Review of Blood Done Sign My Name: A True Story by Timothy B. Tyson

April 14, 2022

Blood Done Sign My Name: A True StoryBlood Done Sign My Name: A True Story by Timothy B. Tyson
My rating: 4 of 5 stars

Since I grew up roughly 70 miles west of the setting of Blood Done Sign My Name, I understand many of the customs and attitudes Timothy B. Tyson refers to. He is only a couple of years older than I am and our socio-economic backgrounds are fairly similar. I thought I had a good grasp of our area’s history. So I was surprised that Tyson helped me make more sense of the racial static that provided unpleasant background noise throughout my childhood.

For example, he explains the insidiousness of paternalism and how it dehumanizes people. Simply being nice and wishing people well is no substitute for providing equal opportunities.

Tyson does a great job of interweaving the events of this shocking, largely overlooked story with that of his own family. The events around which the book revolves begin when a 23-year-old Black Vietnam veteran walked into a store in Oxford, North Carolina, on a May evening in 1970.  He was quickly chased outside by the store’s owner and two of his sons.  They then beat and shot him to death in plain view of witnesses on the street. Tyson was friends with the youngest son of the store’s owner.

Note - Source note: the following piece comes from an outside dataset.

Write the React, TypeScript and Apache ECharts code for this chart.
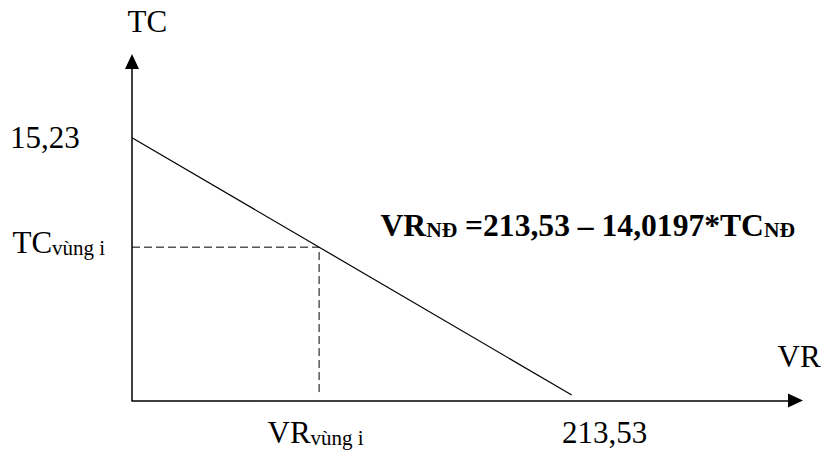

The first line of the book is chilling enough. But the events that followed the murder, and how they affected the town and Tyson’s family make for riveting reading. After speaking up for Black Americans, his father, the minister of the town’s all-White Methodist church,  was forced by his congregation to move away, taking his family with him. Many members, wanting to maintain the status quo, were unwilling to listen to a minister who believed in equal rights.

While Tyson’s father preached, his mother taught school.  In the end, he realizes that by becoming a historian covering the struggle for civil rights, he has followed in both sets of footsteps. Tyson, too, is on a mission to help us all understand the complicated and tragic events in America’s racial history. He underscores that there is still a lot to be reckoned with.